[TASK] Repeat, exactly and only, the lines from the beginning of the data through the line with "import * as". Pictures are left out.

◆ ◆ ◆ ◆ ◆ ◆ ◆

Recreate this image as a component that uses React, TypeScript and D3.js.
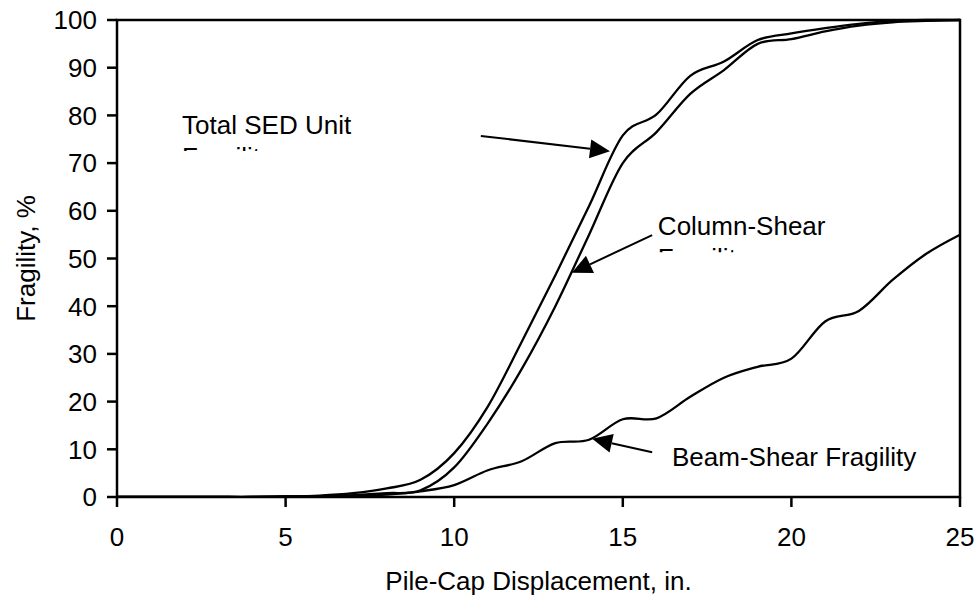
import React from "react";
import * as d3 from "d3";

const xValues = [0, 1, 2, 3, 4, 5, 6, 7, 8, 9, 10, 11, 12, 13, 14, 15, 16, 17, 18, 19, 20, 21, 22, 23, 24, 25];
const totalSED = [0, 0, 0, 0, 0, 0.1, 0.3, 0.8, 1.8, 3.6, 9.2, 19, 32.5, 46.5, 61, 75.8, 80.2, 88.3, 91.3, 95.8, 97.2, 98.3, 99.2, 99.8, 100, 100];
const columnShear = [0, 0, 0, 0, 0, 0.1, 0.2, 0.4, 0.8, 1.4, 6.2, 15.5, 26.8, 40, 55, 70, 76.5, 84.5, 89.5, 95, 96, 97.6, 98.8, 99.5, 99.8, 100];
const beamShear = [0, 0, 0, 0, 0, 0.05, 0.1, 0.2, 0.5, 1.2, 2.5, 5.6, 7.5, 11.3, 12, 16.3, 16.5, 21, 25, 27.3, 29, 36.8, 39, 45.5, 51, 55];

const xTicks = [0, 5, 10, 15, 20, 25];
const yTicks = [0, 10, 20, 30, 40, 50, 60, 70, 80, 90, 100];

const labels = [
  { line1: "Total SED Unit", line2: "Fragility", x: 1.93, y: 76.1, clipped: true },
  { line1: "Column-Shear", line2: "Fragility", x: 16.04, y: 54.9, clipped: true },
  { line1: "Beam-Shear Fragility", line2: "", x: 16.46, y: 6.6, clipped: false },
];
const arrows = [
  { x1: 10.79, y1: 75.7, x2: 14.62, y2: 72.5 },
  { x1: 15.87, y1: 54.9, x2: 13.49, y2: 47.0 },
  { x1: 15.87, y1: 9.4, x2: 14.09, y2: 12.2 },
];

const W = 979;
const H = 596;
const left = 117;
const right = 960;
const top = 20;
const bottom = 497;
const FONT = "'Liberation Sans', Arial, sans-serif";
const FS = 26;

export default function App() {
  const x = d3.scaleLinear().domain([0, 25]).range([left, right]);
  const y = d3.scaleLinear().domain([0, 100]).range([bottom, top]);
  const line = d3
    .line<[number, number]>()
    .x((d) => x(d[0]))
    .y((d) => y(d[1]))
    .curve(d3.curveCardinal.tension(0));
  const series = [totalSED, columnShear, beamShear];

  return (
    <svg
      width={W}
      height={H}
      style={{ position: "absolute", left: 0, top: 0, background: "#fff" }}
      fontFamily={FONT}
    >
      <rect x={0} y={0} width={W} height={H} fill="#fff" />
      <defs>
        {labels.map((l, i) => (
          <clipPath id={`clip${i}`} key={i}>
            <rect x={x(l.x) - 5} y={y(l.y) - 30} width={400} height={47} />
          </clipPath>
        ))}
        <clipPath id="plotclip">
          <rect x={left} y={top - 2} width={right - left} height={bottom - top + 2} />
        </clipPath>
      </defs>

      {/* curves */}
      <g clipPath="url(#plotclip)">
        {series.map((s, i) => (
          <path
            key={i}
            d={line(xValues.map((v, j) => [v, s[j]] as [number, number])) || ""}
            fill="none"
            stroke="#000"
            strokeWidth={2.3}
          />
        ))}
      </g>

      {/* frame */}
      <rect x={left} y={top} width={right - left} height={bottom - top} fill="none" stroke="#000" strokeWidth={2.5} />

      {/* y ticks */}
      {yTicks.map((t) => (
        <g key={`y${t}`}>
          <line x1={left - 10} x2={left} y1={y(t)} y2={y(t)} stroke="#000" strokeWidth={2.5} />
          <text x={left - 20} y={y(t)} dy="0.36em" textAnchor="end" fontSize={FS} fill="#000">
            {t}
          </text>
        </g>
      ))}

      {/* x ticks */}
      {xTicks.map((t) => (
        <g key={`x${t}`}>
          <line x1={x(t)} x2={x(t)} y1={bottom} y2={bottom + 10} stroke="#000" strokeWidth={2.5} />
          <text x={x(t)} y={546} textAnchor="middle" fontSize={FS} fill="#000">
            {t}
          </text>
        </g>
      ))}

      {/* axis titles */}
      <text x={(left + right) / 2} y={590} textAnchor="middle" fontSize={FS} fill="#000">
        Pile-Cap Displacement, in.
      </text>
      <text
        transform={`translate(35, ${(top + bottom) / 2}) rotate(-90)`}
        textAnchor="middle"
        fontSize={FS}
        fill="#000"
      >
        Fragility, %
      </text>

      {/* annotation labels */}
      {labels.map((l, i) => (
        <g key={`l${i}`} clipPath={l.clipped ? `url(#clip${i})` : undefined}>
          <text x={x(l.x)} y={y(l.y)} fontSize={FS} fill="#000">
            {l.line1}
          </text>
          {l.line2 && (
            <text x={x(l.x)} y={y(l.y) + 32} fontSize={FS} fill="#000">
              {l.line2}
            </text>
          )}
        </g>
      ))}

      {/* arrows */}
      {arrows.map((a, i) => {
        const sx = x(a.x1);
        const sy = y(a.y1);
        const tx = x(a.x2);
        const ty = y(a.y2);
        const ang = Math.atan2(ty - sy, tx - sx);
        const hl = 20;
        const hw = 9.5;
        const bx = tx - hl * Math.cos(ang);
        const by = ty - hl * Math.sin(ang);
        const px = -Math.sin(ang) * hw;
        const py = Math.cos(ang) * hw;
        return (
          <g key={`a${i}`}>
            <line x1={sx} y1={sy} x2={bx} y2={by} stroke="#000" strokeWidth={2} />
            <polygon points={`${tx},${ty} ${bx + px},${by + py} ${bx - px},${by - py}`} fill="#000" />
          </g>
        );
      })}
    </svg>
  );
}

◆ ◆ ◆ ◆ ◆ ◆ ◆

[RESPONSE]
Recreate this image as a component that uses React, TypeScript and D3.js.
import React from "react";
import * as d3 from "d3";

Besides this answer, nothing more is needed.